Yes, we're going to be running KotS (or another intro adventure) and sticking with the published modules. Not sure if it's going to be a weekly or fortnightly game at the moment, so attendance might be easier than you think.

I'd suggest you come along next monday and meet the other players to discuss things - if you want an idea of what you want to play that's great but I'd prefer it if you didn't commit it to paper as I want everyone to come up with characters together.

Just to get this in the open from the start - I am opposed to piracy and I'd prefer it if you didn't talk about the pdf's that you have.
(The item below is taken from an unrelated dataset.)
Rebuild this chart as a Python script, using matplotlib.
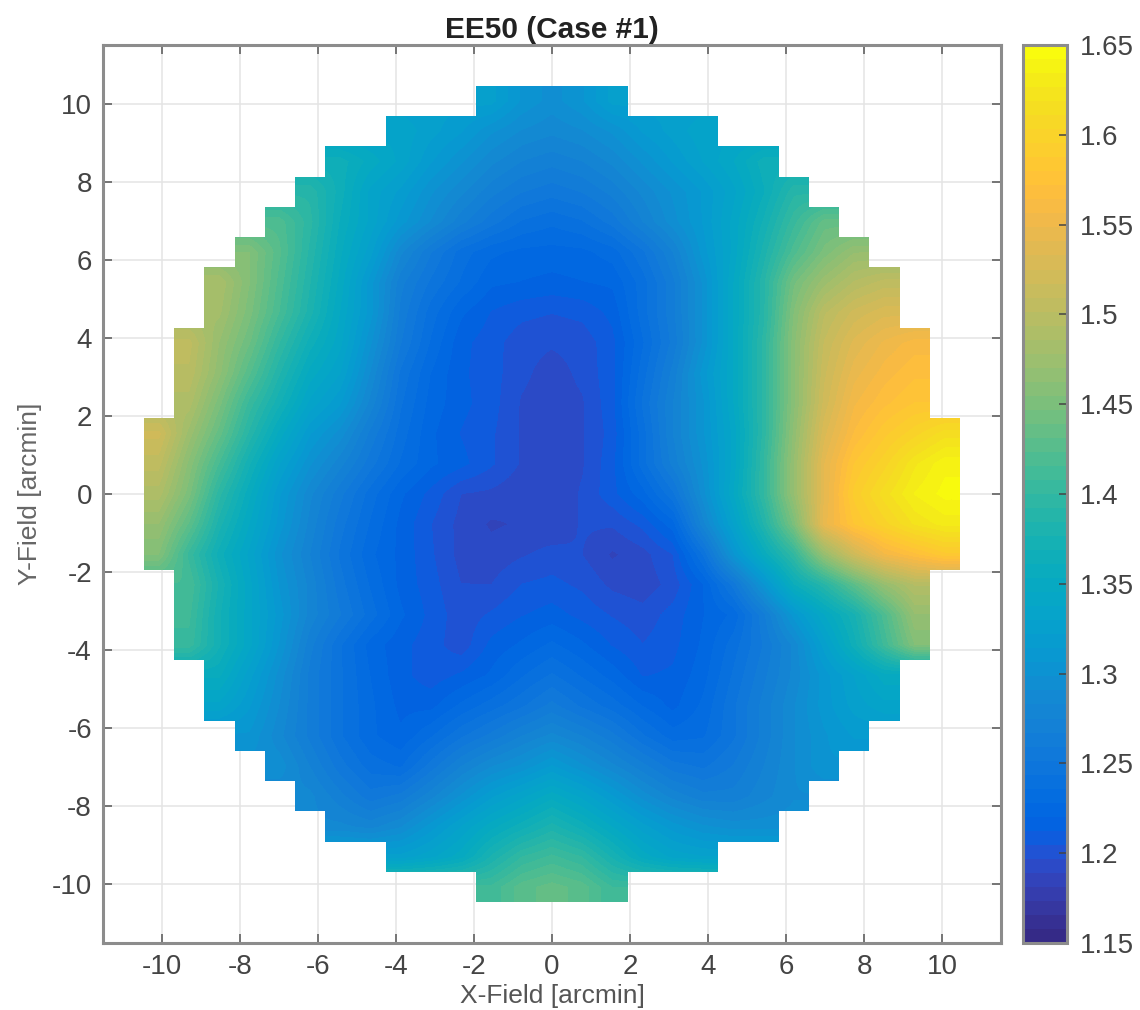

I assume that's what you meant by saying you have "access".

I do, however, have no problem with lending dice.


----------



## Mathew_Freeman (Jul 3, 2008)

Update:

The group is now running two games on alternate weeks, as some players can only play every other week.

One game currently has seven players (that's the one I'm DMing!) and is playing next Monday 7th July and every two weeks after that.

Campaign website: http://www.obsidianportal.com/campaign/theshepherdsbushgame

The other game is another 4e game, run by my friend Joe and is Norse themed (although using all 4e core books for now). The next game for that is on the 14th July and every two weeks after that and if you're interested, please let me know via the email address posted earlier in the thread. We currently have, I think, five players, possibly six.

Campaign website: http://www.obsidianportal.com/campaign/swordlands


----------



## Mathew_Freeman (Jul 3, 2008)

Just adding another reply so I can subscribe to the thread...


----------